**EXERCISE OBJECTIVE**
Return all lines with the word "this" in them.

**MATERIAL**
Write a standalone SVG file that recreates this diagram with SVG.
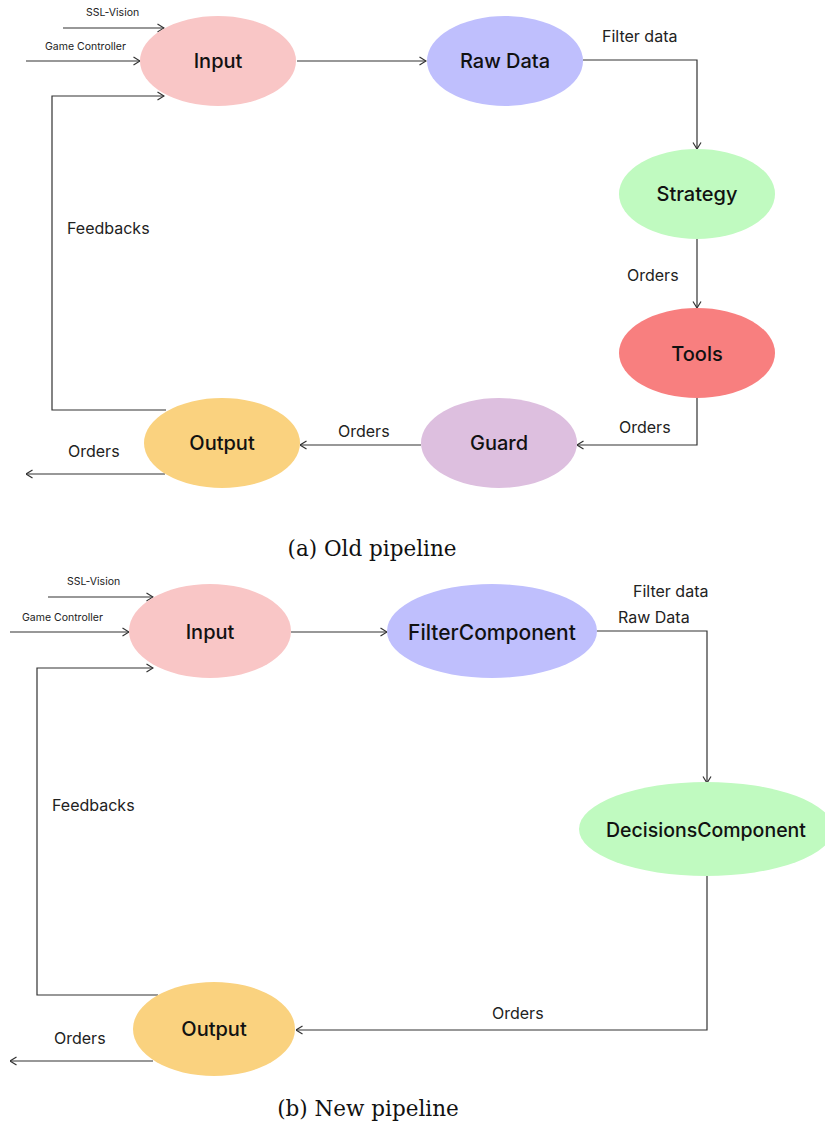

==

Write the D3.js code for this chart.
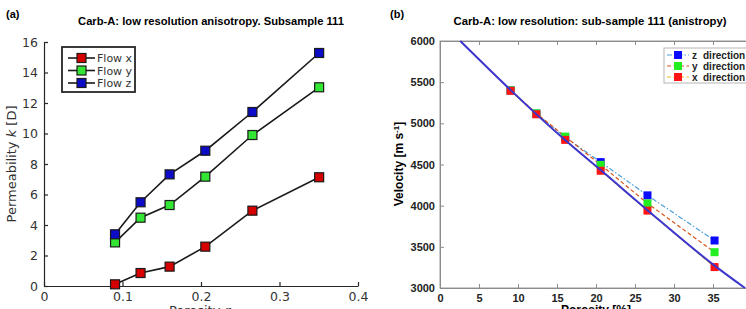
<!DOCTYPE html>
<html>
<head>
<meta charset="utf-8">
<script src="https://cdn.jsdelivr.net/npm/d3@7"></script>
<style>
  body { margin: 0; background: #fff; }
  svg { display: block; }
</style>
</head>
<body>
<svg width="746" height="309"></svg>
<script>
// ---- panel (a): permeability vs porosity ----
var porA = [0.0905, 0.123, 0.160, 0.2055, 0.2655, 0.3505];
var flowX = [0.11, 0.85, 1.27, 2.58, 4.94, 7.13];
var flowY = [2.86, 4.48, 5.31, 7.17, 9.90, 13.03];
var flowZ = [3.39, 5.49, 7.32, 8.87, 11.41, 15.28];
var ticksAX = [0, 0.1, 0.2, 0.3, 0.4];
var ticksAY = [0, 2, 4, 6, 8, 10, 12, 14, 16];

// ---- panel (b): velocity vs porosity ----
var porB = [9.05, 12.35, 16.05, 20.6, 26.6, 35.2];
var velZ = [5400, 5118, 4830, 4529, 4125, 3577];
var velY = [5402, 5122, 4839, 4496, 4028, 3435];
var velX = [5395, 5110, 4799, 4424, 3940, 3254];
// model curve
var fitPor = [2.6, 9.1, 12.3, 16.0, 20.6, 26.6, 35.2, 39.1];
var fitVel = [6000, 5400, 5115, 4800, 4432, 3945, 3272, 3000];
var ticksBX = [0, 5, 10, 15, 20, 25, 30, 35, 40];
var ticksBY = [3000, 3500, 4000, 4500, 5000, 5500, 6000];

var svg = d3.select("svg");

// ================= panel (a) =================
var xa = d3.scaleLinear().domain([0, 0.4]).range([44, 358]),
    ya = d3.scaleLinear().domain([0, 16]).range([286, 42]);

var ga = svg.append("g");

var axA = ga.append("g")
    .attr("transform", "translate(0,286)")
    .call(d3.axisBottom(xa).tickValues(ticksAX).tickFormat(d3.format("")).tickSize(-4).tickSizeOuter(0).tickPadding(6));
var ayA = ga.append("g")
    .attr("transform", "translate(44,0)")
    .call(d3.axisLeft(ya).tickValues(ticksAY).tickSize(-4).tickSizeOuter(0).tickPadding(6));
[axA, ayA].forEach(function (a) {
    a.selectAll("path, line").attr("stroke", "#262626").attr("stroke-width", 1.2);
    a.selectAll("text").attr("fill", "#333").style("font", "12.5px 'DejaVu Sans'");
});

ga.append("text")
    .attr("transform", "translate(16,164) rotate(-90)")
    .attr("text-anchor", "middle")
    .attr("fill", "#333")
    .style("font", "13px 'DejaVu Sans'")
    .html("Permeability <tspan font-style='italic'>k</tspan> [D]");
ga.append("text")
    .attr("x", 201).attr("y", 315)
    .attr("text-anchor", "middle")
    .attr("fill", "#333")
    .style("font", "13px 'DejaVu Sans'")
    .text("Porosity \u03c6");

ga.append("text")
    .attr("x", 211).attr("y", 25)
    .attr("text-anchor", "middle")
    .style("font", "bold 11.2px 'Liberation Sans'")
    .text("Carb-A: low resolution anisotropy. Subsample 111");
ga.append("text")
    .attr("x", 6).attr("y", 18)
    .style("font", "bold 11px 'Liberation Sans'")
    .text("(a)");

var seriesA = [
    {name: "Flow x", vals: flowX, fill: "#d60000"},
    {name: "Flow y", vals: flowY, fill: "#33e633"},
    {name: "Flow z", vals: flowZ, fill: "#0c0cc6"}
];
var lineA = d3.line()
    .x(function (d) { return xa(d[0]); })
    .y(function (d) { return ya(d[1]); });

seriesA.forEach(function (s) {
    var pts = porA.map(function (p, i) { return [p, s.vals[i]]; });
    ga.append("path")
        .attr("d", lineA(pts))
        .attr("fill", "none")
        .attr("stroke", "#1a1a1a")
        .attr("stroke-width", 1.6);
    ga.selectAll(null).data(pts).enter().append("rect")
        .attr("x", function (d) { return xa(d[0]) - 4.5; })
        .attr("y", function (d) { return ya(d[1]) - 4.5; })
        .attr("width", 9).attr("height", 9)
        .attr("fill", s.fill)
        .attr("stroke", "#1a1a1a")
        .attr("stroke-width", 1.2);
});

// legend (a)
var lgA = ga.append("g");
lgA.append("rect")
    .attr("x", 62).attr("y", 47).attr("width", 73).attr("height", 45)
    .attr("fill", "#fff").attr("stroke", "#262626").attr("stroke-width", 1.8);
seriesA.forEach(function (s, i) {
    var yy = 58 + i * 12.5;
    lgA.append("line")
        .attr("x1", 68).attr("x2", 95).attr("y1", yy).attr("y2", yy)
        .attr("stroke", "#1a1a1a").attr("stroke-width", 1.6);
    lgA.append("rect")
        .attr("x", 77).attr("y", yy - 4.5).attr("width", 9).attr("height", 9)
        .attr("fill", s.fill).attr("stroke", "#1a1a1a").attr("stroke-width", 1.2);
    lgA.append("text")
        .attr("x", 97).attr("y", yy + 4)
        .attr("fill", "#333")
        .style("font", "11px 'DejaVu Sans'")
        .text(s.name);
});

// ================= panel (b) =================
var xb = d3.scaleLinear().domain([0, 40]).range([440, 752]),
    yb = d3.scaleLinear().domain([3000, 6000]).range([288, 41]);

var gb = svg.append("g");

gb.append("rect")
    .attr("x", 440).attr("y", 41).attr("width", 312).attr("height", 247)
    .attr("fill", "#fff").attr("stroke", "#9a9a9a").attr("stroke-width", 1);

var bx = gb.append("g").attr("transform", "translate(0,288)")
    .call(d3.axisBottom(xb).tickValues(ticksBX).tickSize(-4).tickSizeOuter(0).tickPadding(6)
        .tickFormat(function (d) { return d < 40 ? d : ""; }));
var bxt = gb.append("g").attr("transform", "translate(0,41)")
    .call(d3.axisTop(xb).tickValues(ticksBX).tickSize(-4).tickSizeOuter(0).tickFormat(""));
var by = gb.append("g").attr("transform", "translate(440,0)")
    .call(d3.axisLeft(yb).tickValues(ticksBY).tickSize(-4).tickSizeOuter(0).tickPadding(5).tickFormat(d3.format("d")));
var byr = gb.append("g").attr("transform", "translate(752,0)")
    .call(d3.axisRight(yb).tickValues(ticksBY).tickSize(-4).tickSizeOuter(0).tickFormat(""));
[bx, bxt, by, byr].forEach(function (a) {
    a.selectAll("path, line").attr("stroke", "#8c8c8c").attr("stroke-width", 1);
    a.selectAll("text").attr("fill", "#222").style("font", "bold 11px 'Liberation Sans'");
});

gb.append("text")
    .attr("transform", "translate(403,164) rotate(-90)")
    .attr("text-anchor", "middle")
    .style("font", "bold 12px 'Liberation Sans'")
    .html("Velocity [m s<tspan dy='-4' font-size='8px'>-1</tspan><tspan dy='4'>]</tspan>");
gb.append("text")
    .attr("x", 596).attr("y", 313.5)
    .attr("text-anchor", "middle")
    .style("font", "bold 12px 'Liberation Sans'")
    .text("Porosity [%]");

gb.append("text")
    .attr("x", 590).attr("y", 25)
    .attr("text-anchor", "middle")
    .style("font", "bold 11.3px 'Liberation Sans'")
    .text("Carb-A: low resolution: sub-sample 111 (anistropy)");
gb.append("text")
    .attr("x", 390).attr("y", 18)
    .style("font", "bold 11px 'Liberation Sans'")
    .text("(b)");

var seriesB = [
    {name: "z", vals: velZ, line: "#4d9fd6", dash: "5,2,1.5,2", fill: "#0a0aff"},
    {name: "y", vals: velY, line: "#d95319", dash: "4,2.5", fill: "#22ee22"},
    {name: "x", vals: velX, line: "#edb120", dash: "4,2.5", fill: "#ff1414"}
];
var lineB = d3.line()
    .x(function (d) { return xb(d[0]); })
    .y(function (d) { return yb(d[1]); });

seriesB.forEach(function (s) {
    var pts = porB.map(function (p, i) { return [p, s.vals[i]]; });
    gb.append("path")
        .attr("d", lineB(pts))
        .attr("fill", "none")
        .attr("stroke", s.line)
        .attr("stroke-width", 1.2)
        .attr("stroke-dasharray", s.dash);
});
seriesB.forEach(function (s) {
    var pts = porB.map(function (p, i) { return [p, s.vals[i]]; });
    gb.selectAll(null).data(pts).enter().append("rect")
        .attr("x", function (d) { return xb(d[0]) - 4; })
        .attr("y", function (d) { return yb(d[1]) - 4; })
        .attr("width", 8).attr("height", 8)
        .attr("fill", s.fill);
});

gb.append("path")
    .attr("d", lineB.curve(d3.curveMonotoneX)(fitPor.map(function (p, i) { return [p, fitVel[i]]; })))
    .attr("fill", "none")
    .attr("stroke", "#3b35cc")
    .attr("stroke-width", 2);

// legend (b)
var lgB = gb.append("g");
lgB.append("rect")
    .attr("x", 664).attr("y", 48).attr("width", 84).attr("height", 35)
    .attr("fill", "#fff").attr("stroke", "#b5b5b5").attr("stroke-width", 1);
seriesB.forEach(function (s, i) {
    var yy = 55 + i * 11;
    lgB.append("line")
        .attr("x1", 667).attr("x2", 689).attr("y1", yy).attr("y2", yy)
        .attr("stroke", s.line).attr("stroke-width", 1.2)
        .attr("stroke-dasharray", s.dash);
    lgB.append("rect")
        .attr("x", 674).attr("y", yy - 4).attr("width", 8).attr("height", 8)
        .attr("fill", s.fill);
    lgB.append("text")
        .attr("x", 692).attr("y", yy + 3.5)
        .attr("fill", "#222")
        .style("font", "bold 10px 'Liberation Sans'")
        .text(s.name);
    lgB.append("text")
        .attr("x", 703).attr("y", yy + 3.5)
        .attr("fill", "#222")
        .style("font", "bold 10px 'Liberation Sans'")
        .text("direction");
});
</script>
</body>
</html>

**RESPONSE TO THE EXERCISE**
Write a standalone SVG file that recreates this diagram with SVG.
Write the D3.js code for this chart.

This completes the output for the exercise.